**TO DO:** Using the listing below, give the number of lines where "this" appears, and nothing else.

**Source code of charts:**

* BEGIN *

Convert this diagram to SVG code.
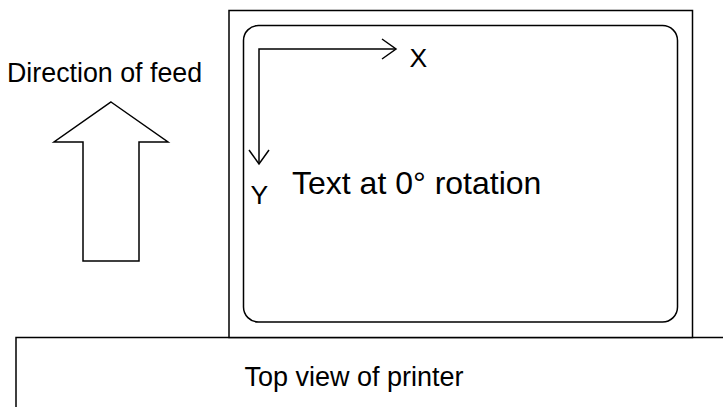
<svg xmlns="http://www.w3.org/2000/svg" width="723" height="407" viewBox="0 0 723 407">
  <style>
    .line { fill: none; stroke: #000; stroke-width: 1.5; }
    .box { fill: #fff; stroke: #000; stroke-width: 1.5; }
    .label { font-family: "Liberation Sans", Arial, sans-serif; fill: #000; }
  </style>
  <rect width="723" height="407" fill="#fff"/>

  <!-- printer body (extends past the page edge) -->
  <g id="printer">
    <rect class="box" x="16" y="337.5" width="720" height="90"/>
    <text class="label" x="244.5" y="385.5" font-size="27">Top view of printer</text>
  </g>

  <!-- feed direction arrow -->
  <g id="feed">
    <text class="label" x="7" y="81.5" font-size="26.8">Direction of feed</text>
    <polygon class="box" points="111,102 168,142 139,142 139,261 83,261 83,142 54,142"/>
  </g>

  <!-- media sheet with printable area -->
  <g id="media">
    <rect class="box" x="229" y="10.5" width="463.5" height="327"/>
    <rect class="line" x="243.5" y="25.5" width="434" height="296.5" rx="15" ry="15"/>
    <text class="label" x="292" y="193.5" font-size="32">Text at 0° rotation</text>
  </g>

  <!-- coordinate axes -->
  <g id="axes">
    <path class="line" d="M259,164 V49 H396"/>
    <path class="line" d="M382,39 L396,49 L382,59"/>
    <path class="line" d="M249,150 L259,164 L269,150"/>
    <text class="label" x="409.5" y="66.5" font-size="26.5">X</text>
    <text class="label" x="250.5" y="204" font-size="26.5">Y</text>
  </g>
</svg>
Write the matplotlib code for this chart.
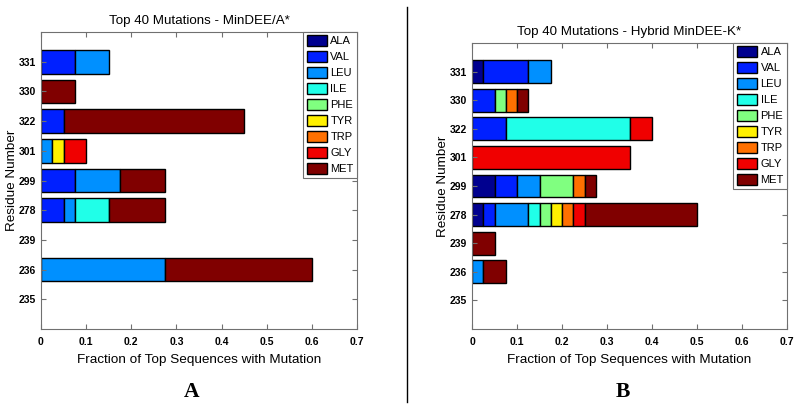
import numpy as np
import matplotlib
matplotlib.use("Agg")
import matplotlib.pyplot as plt
from matplotlib.patches import Patch
from matplotlib.lines import Line2D

plt.rcParams['font.family'] = ['Liberation Sans', 'DejaVu Sans']

# Residues (bottom to top) and amino acids
residues = [235, 236, 239, 278, 299, 301, 322, 330, 331]
aminoacids = ["ALA", "VAL", "LEU", "ILE", "PHE", "TYR", "TRP", "GLY", "MET"]
colores = ["#00008f", "#0020ff", "#0090ff", "#20ffe8", "#80ff80",
           "#fff000", "#ff7000", "#f00000", "#800000"]

# Fractions per amino acid, one value per residue (MinDEE/A*)
mindee = [
    [0, 0, 0, 0, 0, 0, 0, 0, 0],                         # ALA
    [0, 0, 0, 0.05, 0.075, 0, 0.05, 0, 0.075],           # VAL
    [0, 0.275, 0, 0.025, 0.1, 0.025, 0, 0, 0.075],       # LEU
    [0, 0, 0, 0.075, 0, 0, 0, 0, 0],                     # ILE
    [0, 0, 0, 0, 0, 0, 0, 0, 0],                         # PHE
    [0, 0, 0, 0, 0, 0.025, 0, 0, 0],                     # TYR
    [0, 0, 0, 0, 0, 0, 0, 0, 0],                         # TRP
    [0, 0, 0, 0, 0, 0.05, 0, 0, 0],                      # GLY
    [0, 0.325, 0, 0.125, 0.1, 0, 0.4, 0.075, 0],         # MET
]

# Hybrid MinDEE-K*
hybrid = [
    [0, 0, 0, 0.025, 0.05, 0, 0, 0, 0.025],              # ALA
    [0, 0, 0, 0.025, 0.05, 0, 0.075, 0.05, 0.1],         # VAL
    [0, 0.025, 0, 0.075, 0.05, 0, 0, 0, 0.05],           # LEU
    [0, 0, 0, 0.025, 0, 0, 0.275, 0, 0],                 # ILE
    [0, 0, 0, 0.025, 0.075, 0, 0, 0.025, 0],             # PHE
    [0, 0, 0, 0.025, 0, 0, 0, 0, 0],                     # TYR
    [0, 0, 0, 0.025, 0.025, 0, 0, 0.025, 0],             # TRP
    [0, 0, 0, 0.025, 0, 0.35, 0.05, 0, 0],               # GLY
    [0, 0.05, 0.05, 0.25, 0.025, 0, 0, 0.025, 0],        # MET
]

titulos = ["Top 40 Mutations - MinDEE/A*", "Top 40 Mutations - Hybrid MinDEE-K*"]
letras = ["A", "B"]
letras_x = [192 / 800, 623 / 800]

fig = plt.figure(figsize=(8, 4.11), dpi=100)
posiciones = [[0.05125, 0.1995, 0.395, 0.7226], [0.59, 0.1995, 0.394, 0.696]]
gris = "#707070"

for k, datos in enumerate([mindee, hybrid]):
    ax = fig.add_axes(posiciones[k])
    y = np.arange(1, len(residues) + 1)
    izq = np.zeros(len(residues))
    for j, fila in enumerate(datos):
        fila = np.array(fila, dtype=float)
        m = fila > 0
        ax.barh(y[m], fila[m], left=izq[m], height=0.8, color=colores[j],
                edgecolor="black", linewidth=1.0)
        izq += fila
    ax.set_xlim(0, 0.7)
    ax.set_ylim(0, len(residues) + 1)
    ax.set_yticks(y)
    ax.set_yticklabels([str(r) for r in residues])
    ax.set_xticks(np.arange(0, 0.71, 0.1))
    ax.set_xticklabels(["0", "0.1", "0.2", "0.3", "0.4", "0.5", "0.6", "0.7"])
    ax.tick_params(direction="in", top=True, right=True, length=3.5, color=gris,
                   labelsize=7.5)
    ax.tick_params(axis="x", pad=6)
    for lab in ax.get_xticklabels() + ax.get_yticklabels():
        lab.set_fontweight("bold")
    for s in ax.spines.values():
        s.set_color(gris)
    ax.set_title(titulos[k], fontsize=9.6, pad=6)
    ax.set_xlabel("Fraction of Top Sequences with Mutation", fontsize=9.7, labelpad=5)
    ax.set_ylabel("Residue Number", fontsize=9.7, labelpad=0.5)
    handles = [Patch(facecolor=c, edgecolor="black", linewidth=1.0) for c in colores]
    leg = ax.legend(handles, aminoacids, loc="upper right", fontsize=8,
                    borderaxespad=0, handlelength=1.85, handleheight=1.1,
                    labelspacing=0.44, handletextpad=0.3, borderpad=0.3,
                    fancybox=False, framealpha=1)
    leg.get_frame().set_edgecolor(gris)
    leg.get_frame().set_linewidth(0.8)
    fig.text(letras_x[k], 1 - 392 / 411, letras[k], ha="center", va="center",
             fontsize=15.5, fontweight="bold", family="Liberation Serif")

# Línea separadora
fig.add_artist(Line2D([407 / 800, 407 / 800], [1 - 402 / 411, 1 - 7 / 411],
                      color="black", linewidth=1.0))

fig.savefig("out.png", dpi=100)
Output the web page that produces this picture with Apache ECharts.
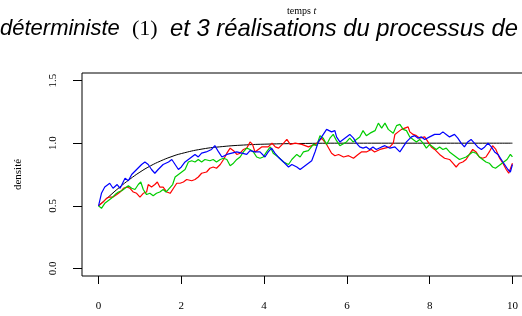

* END *

**ANSWER FOR THE TASK:** 3